— begin DATA SEGMENT —

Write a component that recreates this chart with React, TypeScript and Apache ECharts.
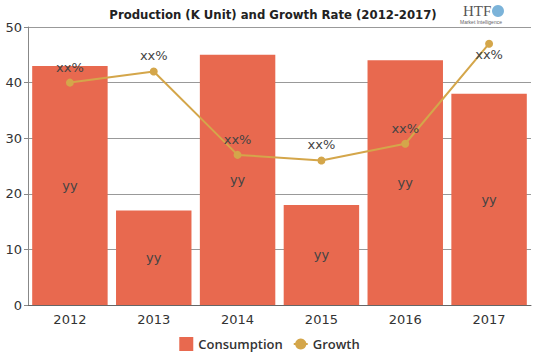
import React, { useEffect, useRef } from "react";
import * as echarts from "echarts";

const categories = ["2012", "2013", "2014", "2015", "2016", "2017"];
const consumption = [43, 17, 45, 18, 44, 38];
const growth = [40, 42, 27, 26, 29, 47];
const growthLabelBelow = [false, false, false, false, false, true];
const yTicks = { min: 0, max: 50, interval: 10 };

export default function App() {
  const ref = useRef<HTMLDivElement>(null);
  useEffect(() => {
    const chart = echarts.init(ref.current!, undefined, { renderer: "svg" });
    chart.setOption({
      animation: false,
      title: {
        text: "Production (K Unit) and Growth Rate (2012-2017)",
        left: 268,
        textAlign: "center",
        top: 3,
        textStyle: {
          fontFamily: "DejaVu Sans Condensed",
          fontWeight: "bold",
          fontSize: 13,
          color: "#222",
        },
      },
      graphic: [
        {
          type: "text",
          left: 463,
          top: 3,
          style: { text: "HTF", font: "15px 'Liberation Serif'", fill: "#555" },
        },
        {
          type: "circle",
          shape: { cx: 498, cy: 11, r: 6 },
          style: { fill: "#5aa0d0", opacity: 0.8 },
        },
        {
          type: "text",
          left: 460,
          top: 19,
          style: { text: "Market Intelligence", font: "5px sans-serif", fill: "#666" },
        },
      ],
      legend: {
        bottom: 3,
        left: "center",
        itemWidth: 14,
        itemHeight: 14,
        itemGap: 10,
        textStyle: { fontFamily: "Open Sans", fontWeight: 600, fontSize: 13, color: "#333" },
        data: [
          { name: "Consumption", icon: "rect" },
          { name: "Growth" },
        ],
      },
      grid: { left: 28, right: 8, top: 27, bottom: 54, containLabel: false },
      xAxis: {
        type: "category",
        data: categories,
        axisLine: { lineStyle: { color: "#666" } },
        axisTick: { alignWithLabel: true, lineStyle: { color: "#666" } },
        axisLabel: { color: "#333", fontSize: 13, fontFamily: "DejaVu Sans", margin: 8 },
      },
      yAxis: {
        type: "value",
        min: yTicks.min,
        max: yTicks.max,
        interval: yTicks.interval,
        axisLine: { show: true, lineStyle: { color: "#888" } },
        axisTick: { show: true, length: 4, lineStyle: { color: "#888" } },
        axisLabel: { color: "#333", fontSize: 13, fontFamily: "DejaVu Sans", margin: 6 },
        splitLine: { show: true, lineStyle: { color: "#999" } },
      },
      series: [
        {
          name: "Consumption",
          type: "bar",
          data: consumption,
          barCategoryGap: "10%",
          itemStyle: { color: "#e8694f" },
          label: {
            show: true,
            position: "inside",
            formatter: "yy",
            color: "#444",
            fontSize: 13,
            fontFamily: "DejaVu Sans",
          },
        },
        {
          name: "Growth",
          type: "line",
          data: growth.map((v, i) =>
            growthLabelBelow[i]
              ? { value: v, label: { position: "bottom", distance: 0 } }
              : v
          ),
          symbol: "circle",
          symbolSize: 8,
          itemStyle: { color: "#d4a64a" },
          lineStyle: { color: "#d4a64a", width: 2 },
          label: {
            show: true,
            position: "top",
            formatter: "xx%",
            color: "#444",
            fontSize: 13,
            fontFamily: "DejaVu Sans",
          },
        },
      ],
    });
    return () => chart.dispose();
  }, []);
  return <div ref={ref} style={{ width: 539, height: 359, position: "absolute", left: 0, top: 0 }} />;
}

— end DATA SEGMENT —

> [WHAT YOU ARE ASKED TO DO]
Print the listing above in full, exactly as written. Omit any pictures.

> [WRITTEN RESPONSE]
Write a component that recreates this chart with React, TypeScript and Apache ECharts.
import React, { useEffect, useRef } from "react";
import * as echarts from "echarts";

const categories = ["2012", "2013", "2014", "2015", "2016", "2017"];
const consumption = [43, 17, 45, 18, 44, 38];
const growth = [40, 42, 27, 26, 29, 47];
const growthLabelBelow = [false, false, false, false, false, true];
const yTicks = { min: 0, max: 50, interval: 10 };

export default function App() {
  const ref = useRef<HTMLDivElement>(null);
  useEffect(() => {
    const chart = echarts.init(ref.current!, undefined, { renderer: "svg" });
    chart.setOption({
      animation: false,
      title: {
        text: "Production (K Unit) and Growth Rate (2012-2017)",
        left: 268,
        textAlign: "center",
        top: 3,
        textStyle: {
          fontFamily: "DejaVu Sans Condensed",
          fontWeight: "bold",
          fontSize: 13,
          color: "#222",
        },
      },
      graphic: [
        {
          type: "text",
          left: 463,
          top: 3,
          style: { text: "HTF", font: "15px 'Liberation Serif'", fill: "#555" },
        },
        {
          type: "circle",
          shape: { cx: 498, cy: 11, r: 6 },
          style: { fill: "#5aa0d0", opacity: 0.8 },
        },
        {
          type: "text",
          left: 460,
          top: 19,
          style: { text: "Market Intelligence", font: "5px sans-serif", fill: "#666" },
        },
      ],
      legend: {
        bottom: 3,
        left: "center",
        itemWidth: 14,
        itemHeight: 14,
        itemGap: 10,
        textStyle: { fontFamily: "Open Sans", fontWeight: 600, fontSize: 13, color: "#333" },
        data: [
          { name: "Consumption", icon: "rect" },
          { name: "Growth" },
        ],
      },
      grid: { left: 28, right: 8, top: 27, bottom: 54, containLabel: false },
      xAxis: {
        type: "category",
        data: categories,
        axisLine: { lineStyle: { color: "#666" } },
        axisTick: { alignWithLabel: true, lineStyle: { color: "#666" } },
        axisLabel: { color: "#333", fontSize: 13, fontFamily: "DejaVu Sans", margin: 8 },
      },
      yAxis: {
        type: "value",
        min: yTicks.min,
        max: yTicks.max,
        interval: yTicks.interval,
        axisLine: { show: true, lineStyle: { color: "#888" } },
        axisTick: { show: true, length: 4, lineStyle: { color: "#888" } },
        axisLabel: { color: "#333", fontSize: 13, fontFamily: "DejaVu Sans", margin: 6 },
        splitLine: { show: true, lineStyle: { color: "#999" } },
      },
      series: [
        {
          name: "Consumption",
          type: "bar",
          data: consumption,
          barCategoryGap: "10%",
          itemStyle: { color: "#e8694f" },
          label: {
            show: true,
            position: "inside",
            formatter: "yy",
            color: "#444",
            fontSize: 13,
            fontFamily: "DejaVu Sans",
          },
        },
        {
          name: "Growth",
          type: "line",
          data: growth.map((v, i) =>
            growthLabelBelow[i]
              ? { value: v, label: { position: "bottom", distance: 0 } }
              : v
          ),
          symbol: "circle",
          symbolSize: 8,
          itemStyle: { color: "#d4a64a" },
          lineStyle: { color: "#d4a64a", width: 2 },
          label: {
            show: true,
            position: "top",
            formatter: "xx%",
            color: "#444",
            fontSize: 13,
            fontFamily: "DejaVu Sans",
          },
        },
      ],
    });
    return () => chart.dispose();
  }, []);
  return <div ref={ref} style={{ width: 539, height: 359, position: "absolute", left: 0, top: 0 }} />;
}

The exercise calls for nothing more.